3. HUD should continue to study why parties in cases under the Fair Housing Act are opting in a large portion of cases to use the judicial process, rather than the administrative adjudication process. The results of such studies should be shared with the Administrative Conference, the Congress and the public.
4. HUD should undertake an educational program to advise potential complainants and respondents of the practical considerations that bear upon a decision to choose the administrative process or the judicial process in Fair Housing Act cases, including an explanation of the potential remedies and time periods for resolution of the dispute.
5. HUD should increase its efforts to process complaints within the 100-day statutory period. Among the alternatives it should consider are delegating increased authority to regional offices, with concomitant additional training and appropriate headquarters oversight.

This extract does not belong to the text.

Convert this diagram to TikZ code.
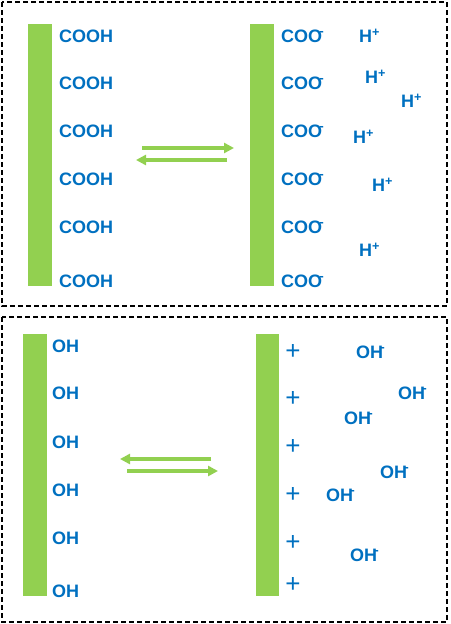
\documentclass[tikz,border=0pt]{standalone}
\usepackage{fontspec}
\setmainfont{Liberation Sans}
\usetikzlibrary{arrows.meta}
\usepackage{xcolor}
\definecolor{barGreen}{RGB}{146, 208, 80}
\definecolor{ionBlue} {RGB}{0,   112, 192}

\newcommand{\anion}[1]{#1\kern-2.5pt\textsuperscript{-}}
\newcommand{\cation}[1]{#1\textsuperscript{+}}

\tikzset{
  grp/.style={anchor=west, inner sep=0pt, text=ionBlue,
    font=\fontsize{18}{18}\selectfont\bfseries},
  chg/.style={anchor=center, inner sep=0pt, text=ionBlue,
    font=\fontsize{26}{26}\selectfont},
  frame/.style={draw=black, line width=2.2pt, dash pattern=on 5pt off 3pt},
  eqarrow/.style={draw=barGreen, line width=3.2pt,
    -{Triangle[length=10pt, width=10pt]}}
}

\begin{document}
\begin{tikzpicture}[x=1pt, y=-1pt]
  \useasboundingbox (0,0) rectangle (450,624);

  % ---- Frames ----
  \draw[frame] (2,2) rectangle (447,306);
  \draw[frame] (2,317) rectangle (447,622);

  % ---- Top panel: COOH <-> COO- + H+ ----
  \fill[barGreen] (28,24) rectangle (52,286);
  \fill[barGreen] (250,24) rectangle (274,286);
  \foreach \i/\y in {1/36, 2/83, 3/131, 4/179, 5/227, 6/281} {
    \node[grp] (cooh\i) at (59,\y) {COOH};
    \node[grp] (coo\i) at (281,\y) {\anion{COO}};
  }
  \node[grp] (hp1) at (359,36)  {\cation{H}};
  \node[grp] (hp2) at (365,77)  {\cation{H}};
  \node[grp] (hp3) at (401,101) {\cation{H}};
  \node[grp] (hp4) at (353,137) {\cation{H}};
  \node[grp] (hp5) at (372,185) {\cation{H}};
  \node[grp] (hp6) at (359,250) {\cation{H}};

  \coordinate (fwdA) at (142,148);
  \coordinate (fwdB) at (234,148);
  \coordinate (revA) at (227,160);
  \coordinate (revB) at (136,160);
  \draw[eqarrow] (fwdA) -- (fwdB);
  \draw[eqarrow] (revA) -- (revB);

  % ---- Bottom panel: OH <-> + OH- ----
  \fill[barGreen] (23,334) rectangle (47,596);
  \fill[barGreen] (256,334) rectangle (279,596);
  \foreach \i/\y/\p in {1/346/352, 2/393/399, 3/442/447,
                        4/490/495, 5/538/543, 6/591/585} {
    \node[grp] (oh\i) at (52,\y) {OH};
    \node[chg] (plus\i) at (293,\p) {+};
  }
  \node[grp] (ohm1) at (356,352) {\anion{OH}};
  \node[grp] (ohm2) at (398,393) {\anion{OH}};
  \node[grp] (ohm3) at (344,418) {\anion{OH}};
  \node[grp] (ohm4) at (380,472) {\anion{OH}};
  \node[grp] (ohm5) at (326,495) {\anion{OH}};
  \node[grp] (ohm6) at (350,555) {\anion{OH}};

  \coordinate (backA) at (211,459);
  \coordinate (backB) at (120,459);
  \coordinate (aheadA) at (127,471);
  \coordinate (aheadB) at (218,471);
  \draw[eqarrow] (backA) -- (backB);
  \draw[eqarrow] (aheadA) -- (aheadB);
\end{tikzpicture}
\end{document}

6. In deciding whether to certify or maintain certifications of state and local agencies, HUD should examine closely whether such agencies offer substantially equivalent rights and procedures, and move as rapidly as possible to certify those that do.

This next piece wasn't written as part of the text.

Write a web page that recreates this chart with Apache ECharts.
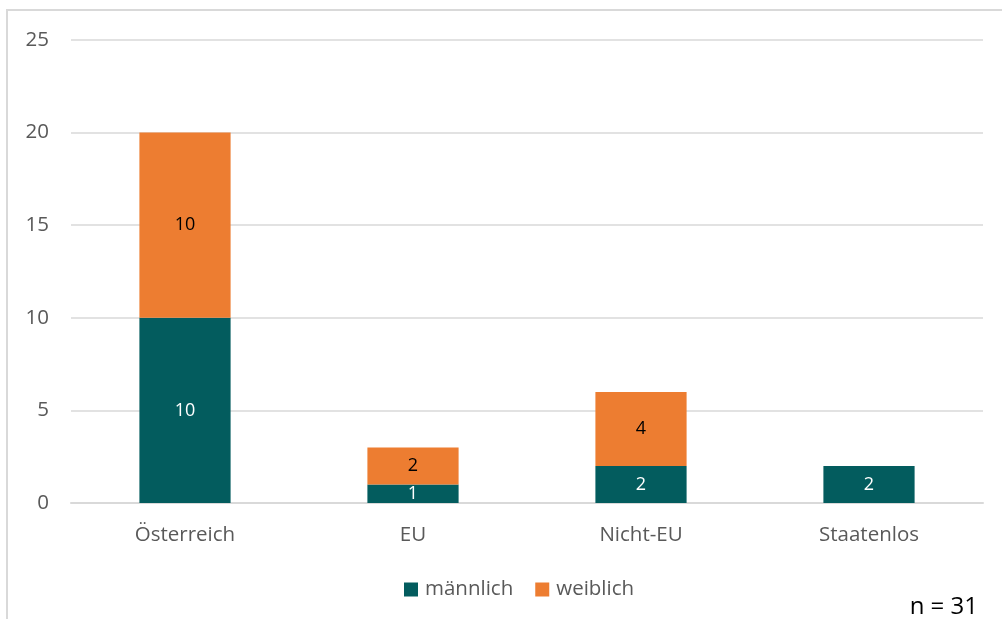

7. HUD should encourage the use of alternative dispute resolution in all stages of Fair Housing Act cases. It should particularly monitor the conciliation process, to ensure it is perceived as working fairly. It should continue to offer training in conciliation and mediation skills.
8. HUD should not allow efforts directed towards the newly covered categories of discrimination to diminish the recognized importance of complaints falling under the original categories.
57 FR 30104 (July 8, 1992)
1992 ACUS 9 (vol 1)
1 Among the provisions in the Act were subpoena authority and authority to submit interrogatories to respondents.
2 HUD regulations provide that the Secretary will review only in extraordinary cases.
3 It may also be that, given the financial pressures facing states, they will not take the necessary actions that would allow HUD to certify them.